Świdnicka prokuratura postawiła zarzuty mężczyźnie, który 15 czerwca próbował dokonać samosądu w związku z morderstwem 10-letniej Kristiny. W stronę jednego z domów w Mrowinach, w którym miały mieszkać osoby podejrzewane o udział w zbrodni, mężczyzna rzucił koktajlem Mołotowa.
Ogień na jednej z posesji w Mrowinach pojawił się wieczorem, 15 czerwca. Na miejsce wezwano strażaków, którzy zdołali opanować pożar. Spłonęły jedynie krzewy rosnące nieopodal budynku. Już wtedy zajście łączono z zabójstwem 10-letniej Kristiny – dwaj członkowie mieszkającej tam rodziny zostali wcześniej zatrzymani w związku ze zbrodnią, jednak nie postawiono im żadnych zarzutów i zostali wypuszczeni na wolność. Po pożarze zaczęto podejrzewać, że mieszkańcy Mrowin próbowali wymierzać sprawiedliwość na własną rękę.
– Nie potwierdzam informacji o próbie samosądu. Wiemy o pożarze, ale nie ma on związku ze sprawą zamordowanej dziewczynki – zapewniał Krzysztof Zaporowski, rzecznik prasowy Komendy Wojewódzkiej Policji we Wrocławiu. Teraz okazało się, że do próby podpalenia faktycznie doszło.

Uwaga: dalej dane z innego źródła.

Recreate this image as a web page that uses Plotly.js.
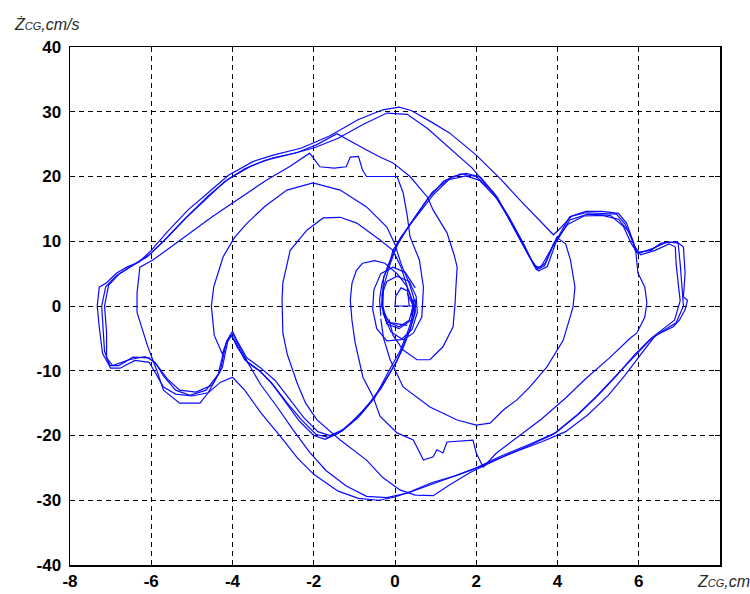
<!DOCTYPE html>
<html>
<head>
<meta charset="utf-8">
<script src="https://cdn.plot.ly/plotly-3.0.1.min.js"></script>
<style>
  html, body { margin: 0; padding: 0; background: #fff; }
  #chart { width: 750px; height: 594px; }
</style>
</head>
<body>
<div id="chart"></div>
<script>
// Phase portrait of the centre of gravity: displacement Zcg [cm] vs velocity Żcg [cm/s].
// Each path is a stretch of the trajectory, listed as [z, ż] pairs.

// start-up spiral around the origin
const spiralPath = [
  [0.5,0],[0,0],[0.02,1.5],[0.15,2.8],[0.35,2.2],[0.45,0],[0.35,-2.2],[0.1,-3.2],[-0.15,-2.5],
  [-0.3,-0.5],[-0.32,1.8],[-0.2,3.8],[0.05,4.6],[0.35,3.8],[0.52,1.5],[0.55,-1],[0.42,-3.6],
  [0.15,-5.2],[-0.2,-5.4],[-0.45,-3.5],[-0.55,-0.5],[-0.52,2.5],[-0.35,5.0],[-0.05,6.0],
  [0.25,5.2],[0.5,2.8]
];

// outermost cycle
const outerPath = [
  [-7.28,-3.2],[-7.33,0],[-7.28,2.9],[-7.1,3.6],[-6.85,5.1],[-6.6,6.0],[-6.3,6.8],[-6.0,8.6],
  [-5.6,11.5],[-5.1,14.8],[-4.6,17.5],[-4.1,20.2],[-3.5,22.3],[-3.0,23.3],[-2.3,24.4],
  [-1.6,26.3],[-0.9,28.8],[-0.3,30.3],[0.1,30.7],[0.4,30.2],[0.9,28.4],[1.35,26.7],[2.0,23.3],
  [2.6,19.6],[3.1,16.2],[3.5,13.6],[3.9,11.0],[4.1,12.2],[4.35,13.9],[4.7,14.6],[5.1,14.6],
  [5.5,14.3],[5.7,12.8],[5.85,10.2],[5.95,8.3],[6.3,8.6],[6.55,9.7],[6.94,9.9],[7.1,9.1],
  [7.14,5.1],[7.1,1.4],[7.2,0.9],[7.14,-0.6],[7.0,-2.2],[6.85,-3.2],[6.4,-4.6],[6.05,-7.5],
  [5.65,-10.8],[5.25,-13.8],[4.75,-16.8],[4.2,-19.4],[3.6,-21.0],[2.8,-22.9],[2.1,-24.8],
  [1.5,-26.2],[0.9,-27.3],[0.4,-28.6],[0.0,-29.5],[-0.4,-30.0],[-0.9,-29.7],[-1.4,-28.6],
  [-2.0,-26.0],[-2.4,-23.5],[-2.8,-20.3],[-3.3,-16.5],[-3.7,-13.0],[-4.0,-11.0],[-4.3,-11.8],
  [-4.6,-13.4],[-5.0,-13.9],[-5.4,-13.6],[-5.7,-12.5],[-5.9,-10.3],[-6.05,-8.7],[-6.4,-8.4],
  [-6.77,-9.6],[-7.0,-9.6],[-7.2,-7.3],[-7.28,-3.2]
];

// cycle through both notches
const notchPath = [
  [-7.18,-4],[-7.22,0],[-7.12,3],[-6.85,4.7],[-6.5,6.1],[-6.1,7.6],[-5.7,10],[-5.2,13.3],
  [-4.7,16.2],[-4.2,19.2],[-3.7,21.2],[-3.2,22.5],[-2.6,23.4],[-2.0,24.4],[-1.4,25.9],
  [-0.8,28.0],[-0.2,29.8],[0.3,29.6],[0.8,27.4],[1.3,24.6],[1.9,21.3],[2.4,17.6],[2.8,13.6],
  [3.1,10.2],[3.35,7.2],[3.5,5.8],[3.7,6.6],[3.9,9.6],[4.25,12.6],[4.65,13.9],[5.1,14.0],
  [5.5,13.4],[5.75,11.5],[5.9,9.2],[6.05,7.9],[6.4,8.6],[6.75,9.6],[6.9,9.1],[6.92,6.5],
  [6.98,3],[7.02,0.8],[6.88,-2.2],[6.6,-3.6],[6.3,-5.0],[5.9,-7.5],[5.45,-10.8],[5.0,-13.8],
  [4.5,-16.8],[3.95,-19.6],[3.3,-21.4],[2.6,-23.2],[2.0,-25.0],[1.4,-26.4],[0.8,-27.8],
  [0.3,-28.9],[-0.2,-29.6],[-0.7,-29.4],[-1.2,-27.8],[-1.7,-25.4],[-2.1,-22.6],[-2.5,-19.2],
  [-2.9,-15.6],[-3.3,-12.2],[-3.6,-9.0],[-3.85,-6.0],[-4.0,-4.3],[-4.12,-5.5],[-4.25,-9.5],
  [-4.5,-12.2],[-4.9,-13.3],[-5.3,-13.0],[-5.6,-11.3],[-5.85,-9.2],[-6.05,-8.0],[-6.45,-7.9],
  [-6.8,-9.2],[-7.02,-9.2],[-7.15,-7],[-7.18,-4]
];

// centre -> lower V -> left loop -> centre -> upper arch -> right loop -> centre
const swingPathA = [
  [0.3,2],[0.45,0],[0.42,-2],[0.3,-4.2],[0.12,-7],[-0.15,-10],[-0.5,-14.2],[-0.9,-17.2],
  [-1.3,-19.3],[-1.65,-20.3],[-1.95,-19.8],[-2.3,-17.6],[-2.65,-15],[-3.0,-12.2],[-3.3,-10.2],
  [-3.62,-8.8],[-3.88,-6.4],[-4.02,-4.6],[-4.12,-5.2],[-4.25,-7.4],[-4.45,-4.5],[-4.52,0],
  [-4.46,3],[-4.23,7.6],[-3.95,10.6],[-3.64,12.8],[-3.2,15.4],[-2.66,17.9],[-2.02,19.0],
  [-1.35,17.9],[-0.7,15.3],[-0.2,12.2],[0.0,9.5],[0.15,6.5],[0.35,3.5],[0.5,0.5],[0.4,-2.2],
  [0.1,-3.5],[-0.2,-2.8],[-0.33,0],[-0.3,2.5],[-0.28,4.5],[-0.15,6.2],[-0.05,8.6],[0.15,10.7],
  [0.4,12.8],[0.96,17.3],[1.32,19.5],[1.75,20.1],[2.08,19.4],[2.55,16.3],[2.95,11.9],
  [3.32,7.5],[3.48,5.6],[3.68,6.2],[3.98,10.6],[4.2,9.6],[4.32,7.1],[4.43,2.9],[4.38,-0.2],
  [4.14,-5.3],[3.74,-9.4],[3.32,-12.5],[3.0,-14.5],[2.66,-16.1],[2.34,-18.1],[2.0,-18.4],
  [1.53,-17.6],[0.86,-15.6],[0.2,-12.5],[-0.12,-8.3],[-0.28,-5],[-0.35,-2]
];

// centre -> lower V -> deep left valley -> inner left lobe -> top ripples -> centre
const swingPathB = [
  [0.5,1],[0.5,-1],[0.36,-3.8],[0.2,-6.5],[0.0,-9],[-0.35,-12.8],[-0.8,-16.3],[-1.25,-19.0],
  [-1.6,-20.0],[-1.9,-19.4],[-2.25,-17.2],[-2.6,-14.3],[-2.95,-11.5],[-3.3,-9.6],[-3.65,-8.0],
  [-3.9,-5.2],[-4.0,-3.9],[-4.15,-5.5],[-4.3,-10],[-4.6,-13.4],[-4.8,-15],[-5.3,-15],
  [-5.7,-13],[-5.86,-10],[-6.1,-6],[-6.35,-1],[-6.35,2],[-6.28,6],[-5.96,7.1],[-5.5,9.2],
  [-5.05,11.3],[-4.5,13.8],[-4.0,15.9],[-3.5,18.0],[-3.15,19.5],[-2.6,21.5],[-2.1,23.6],
  [-1.85,21.5],[-1.5,21.3],[-1.2,21.5],[-1.1,23],[-0.9,23.1],[-0.8,21],[-0.7,20],[0.05,20],
  [0.2,17.5],[0.3,14],[0.37,10.7],[0.6,7.1],[0.7,2.9],[0.66,-1.7],[0.45,-4.2],[0.2,-5.2],
  [-0.1,-4],[-0.3,-1]
];

// centre -> upper arch -> inner right lobe -> bottom ripples -> centre
const swingPathC = [
  [-0.35,-1.5],[-0.38,1],[-0.32,3.5],[-0.18,6.2],[0.02,9],[0.3,12],[0.8,16.5],[1.2,19.3],
  [1.62,20.4],[2.0,20.0],[2.42,17.6],[2.8,13.8],[3.15,9.8],[3.42,6.3],[3.58,5.9],[3.82,8.6],
  [4.3,13.8],[4.7,14.4],[5.45,14.2],[5.66,12.7],[5.84,10.2],[5.93,8.2],[5.98,5.1],[6.15,2.9],
  [6.2,0.5],[6.15,-1.7],[5.95,-4.2],[5.8,-4.9],[5.3,-7.9],[4.7,-11.2],[4.2,-14.2],[3.6,-17.5],
  [3.0,-20.4],[2.5,-22.7],[2.17,-24.9],[2.0,-22.7],[1.92,-20.7],[1.28,-21],[1.18,-22.7],
  [1.03,-22.2],[0.94,-23.3],[0.7,-23.8],[0.45,-20.7],[0.05,-19.6],[-0.37,-17],[-0.54,-14],
  [-0.79,-11],[-0.9,-8],[-0.98,-5.7],[-1.06,-2.2],[-1.1,0.9],[-1.06,3.5],[-0.95,5.5],
  [-0.8,6.6],[-0.5,7.0],[-0.25,6.6],[0.05,5],[0.3,3],[0.45,0.5],[0.4,-1.5]
];

// centre -> upper arch -> outer right lobe -> bottom -> left arc -> centre
const swingPathD = [
  [0.3,-3],[-0.2,-2.5],[-0.3,0],[-0.28,3],[-0.12,6.5],[0.08,9.8],[0.5,13.8],[0.92,17.6],
  [1.38,19.9],[1.75,20.5],[2.1,19.9],[2.52,16.8],[2.9,12.3],[3.28,7.9],[3.53,5.4],[3.75,6.1],
  [3.96,9.8],[4.3,13.3],[4.75,14.2],[5.3,14.0],[5.62,12.3],[5.82,9.6],[5.98,8.1],[6.35,8.9],
  [6.7,9.9],[6.97,9.7],[7.02,6.5],[7.08,2.5],[7.1,0],[6.92,-2.6],[6.55,-4],[6.25,-5.4],
  [5.85,-8],[5.4,-11],[4.95,-14],[4.45,-17],[3.9,-19.8],[3.25,-21.7],[2.55,-23.6],
  [1.85,-25.7],[1.35,-27.6],[0.94,-29.3],[0.5,-29.2],[0.12,-28.4],[-0.3,-26.5],[-0.7,-23.8],
  [-1.35,-20.7],[-1.92,-17.6],[-2.2,-15],[-2.41,-11.9],[-2.65,-7.5],[-2.76,-4.2],[-2.78,0.9],
  [-2.76,3.6],[-2.58,8.6],[-2.17,11.7],[-1.77,13.6],[-1.35,13.7],[-0.94,12.8],[-0.37,10.2],
  [-0.05,8.6],[0.15,6],[0.3,3],[0.35,0]
];

// centre -> lower V -> outer left lobe -> top band -> right arc -> centre
const swingPathE = [
  [0.45,1],[0.48,-1],[0.38,-3.5],[0.22,-6],[0.05,-8.5],[-0.25,-11.6],[-0.6,-14.8],[-1.0,-17.6],
  [-1.4,-19.7],[-1.72,-20.6],[-2.0,-20],[-2.35,-17.8],[-2.7,-14.8],[-3.05,-11.8],[-3.35,-9.9],
  [-3.7,-8.3],[-3.92,-5.6],[-4.05,-4.4],[-4.2,-6.5],[-4.35,-10.5],[-4.65,-13],[-5.05,-13.8],
  [-5.4,-13],[-5.7,-10.8],[-5.9,-8.7],[-6.15,-7.8],[-6.55,-8.3],[-6.95,-9.2],[-7.1,-8],
  [-7.1,-4],[-7.15,0],[-7.05,3.2],[-6.8,4.9],[-6.45,6.3],[-6.05,7.9],[-5.6,10.6],[-5.1,13.9],
  [-4.6,17.0],[-4.1,19.6],[-3.55,21.6],[-3.0,22.9],[-2.4,23.7],[-1.9,25.0],[-1.43,26.6],
  [-1.0,25.2],[-0.7,24.1],[-0.37,23],[-0.05,22.1],[0.37,20],[0.8,16.8],[0.94,14.8],
  [1.15,12.5],[1.28,11.3],[1.45,8],[1.53,6],[1.5,3],[1.48,0.5],[1.43,-3.2],[1.18,-6.3],
  [0.86,-8.3],[0.54,-8.3],[0.2,-6.8],[-0.05,-4.5],[-0.15,-2]
];

const trajectory = [spiralPath, outerPath, notchPath, swingPathA, swingPathB,
                    swingPathC, swingPathD, swingPathE];

// axis ticks
const xTickVals = [-8, -6, -4, -2, 0, 2, 4, 6];
const xTickText = ['-8', '-6', '-4', '-2', '0', '2', '4', '6'];
const yTickVals = [-40, -30, -20, -10, 0, 10, 20, 30, 40];
const yTickText = ['-40', '-30', '-20', '-10', '0', '10', '20', '30', '40'];

const traces = trajectory.map(path => ({
  type: 'scatter',
  mode: 'lines',
  x: path.map(p => p[0]),
  y: path.map(p => p[1]),
  line: { color: '#0a0aff', width: 1.2 },
  hoverinfo: 'skip'
}));

const tickFont = { family: 'Liberation Sans, Arial, sans-serif', size: 17, color: '#000', weight: 'bold' };

const axisCommon = {
  showgrid: true,
  gridcolor: '#000',
  gridwidth: 1,
  griddash: '5px,4px',
  zeroline: false,
  showline: true,
  linecolor: '#000',
  linewidth: 1.5,
  mirror: 'ticks',
  ticks: 'inside',
  ticklen: 5,
  tickwidth: 1,
  tickcolor: '#000',
  tickfont: tickFont,
  fixedrange: true
};

const layout = {
  width: 750,
  height: 594,
  margin: { l: 70, r: 30, t: 47, b: 29 },
  paper_bgcolor: '#fff',
  plot_bgcolor: '#fff',
  showlegend: false,
  xaxis: Object.assign({}, axisCommon, {
    range: [-8, 8],
    tickmode: 'array',
    tickvals: xTickVals,
    ticktext: xTickText,
    ticklabelstandoff: 0
  }),
  yaxis: Object.assign({}, axisCommon, {
    range: [-40, 40],
    tickmode: 'array',
    tickvals: yTickVals,
    ticktext: yTickText,
    ticklabelstandoff: 4
  }),
  annotations: [
    {
      xref: 'paper', yref: 'paper',
      x: 0.961, y: -0.031,
      xanchor: 'left', yanchor: 'middle',
      showarrow: false,
      text: '<i>Z<span style="font-size:11px">CG</span>,cm</i>',
      font: { family: 'Liberation Sans, Arial, sans-serif', size: 16, color: '#2a2a2a' }
    },
    {
      xref: 'paper', yref: 'paper',
      x: -0.089, y: 1.045,
      xanchor: 'left', yanchor: 'middle',
      showarrow: false,
      text: '<i>Ż<span style="font-size:11px">CG</span>,cm/s</i>',
      font: { family: 'Liberation Sans, Arial, sans-serif', size: 16, color: '#2a2a2a' }
    }
  ]
};

Plotly.newPlot('chart', traces, layout, { displayModeBar: false, staticPlot: true });
</script>
</body>
</html>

– Takie zdarzenie miało miejsce. Na posesję wrzucona została butelka wypełniona materiałem łatwopalnym – mówi Marek Rusin z Prokuratury Rejonowej w Świdnicy. W sprawie próby samosądu wszczęto postępowanie i ustalono sprawcę, któremu postawiono zarzut sprowadzenia bezpośredniego niebezpieczeństwa zagrażającego mieniu, życiu lub zdrowiu wielu osób. – Mężczyzna przyznał się do winy. Wyraził żal i skruchę – dodaje Rusin. Jak tłumaczył sprawca, udzieliła mu się atmosfera chęci ukarania osoby odpowiedzialnej za dokonanie zbrodni na 10-latce.
Wobec mężczyzny prokuratura zastosowała dozór policyjny i zabroniła mu zbliżania się do rodziny, którą próbował spalić.